В русском лагере было темно и мрачно. Кутузов не рассчитывал на победу, и русские солдаты молились, не надеясь прожить следующий день.
Кутузов приказал отслужить молебен с крестным ходом. Перед фронтом армии пронесли Смоленскую Божью Матерь, уцелевшую при пожаре в Смоленске.
– Бог не допустил, чтобы святая Заступница попала в руки врагов, – говорили солдатам. – Она не погибла в огне, и, пока Пресвятая с нами, француз не победит нас.

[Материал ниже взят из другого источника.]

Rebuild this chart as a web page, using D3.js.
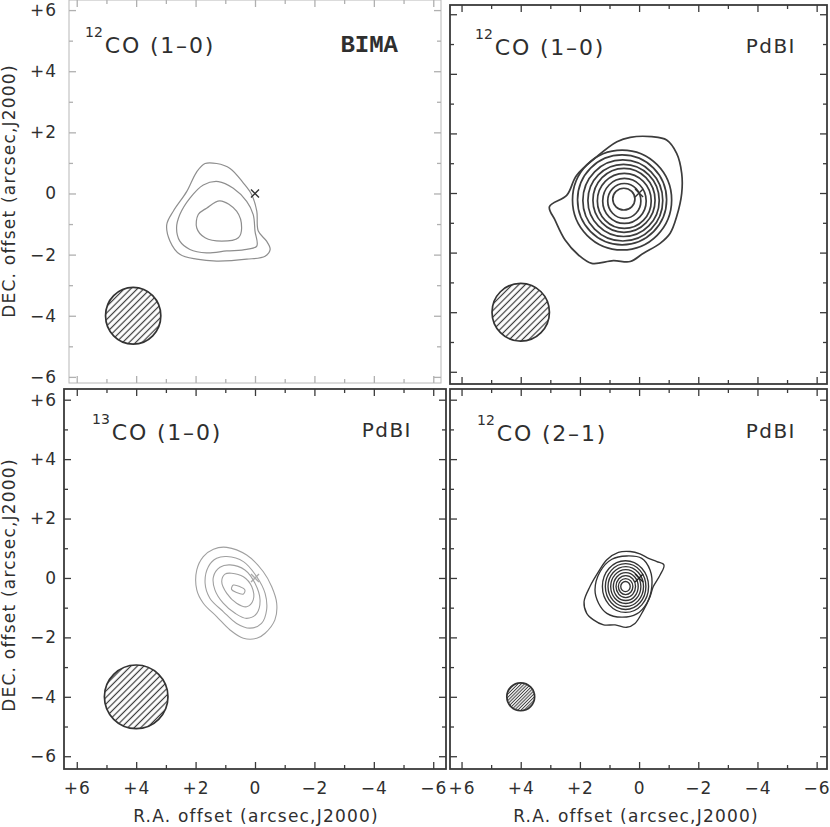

Крестный ход – громадное, величественное, внушительное шествие – двигается по всей линии русских войск. Кутузов и все начальствующие лица следовали с обнаженными головами и сосредоточенным видом за вереницей духовенства, сопровождавшего архиерея, перед которым офицеры несли чудотворную икону Божьей Матери. Шествие долго двигалось между палатками и бивуаками. Из французского лагеря можно было различить в наступавших потемках огни больших и малых свеч в руках причта. Набожный народ черпал много энергии и твердости в своем уповании на помощь свыше. Вид чудотворной иконы, оживляя в сердцах надежду побороть судьбу и восторжествовать над Наполеоном, служил залогом победы. Духовенство, вдохновив пламенной верой войска, исправляло оплошность Кутузова, который, чересчур растянув линию фронта, рисковал быть обойденным с левого фланга и не догадывался, что взятие Шевардинского редута подвергало его величайшей опасности. Все историки единодушно признают плохими диспозиции Кутузова под Бородином. План маршала Даву, отвергнутый Наполеоном по причине его крайней рискованности и состоявший в том, чтобы обойти русских слева, незаметно пробравшись в ту сторону ночью через Утицкие леса, мог прижать русскую армию тылом к Москве-реке, загнав ее в тупик, замкнутый Шевардинским редутом. Поэтому если Кутузов, обреченный на поражение уже в силу занятых позиций, не дал уничтожить вконец свою армию и даже мог оспаривать победу, то единственно благодаря храбрости своих войск и неожиданной осторожности Наполеона. Таким образом нравственная сила, почерпнутая русскими во время крестного хода, намного уменьшила неизбежное поражение. Вера способна до крайности воодушевлять людей. Когда солдат убежден, что Небесные Силы сражаются вместе с ним и за него, эта уверенность может склонить победу на сторону его оружия. Старик Кутузов умел искусно управлять этой дружиной русской души. Если бы его солдаты дрались менее храбро, если бы они не защищали так упорно свои позиции и не заставили купить победу дорогой Ценой, Наполеон, наверное, пустился бы за ними в погоню и уничтожил бы их.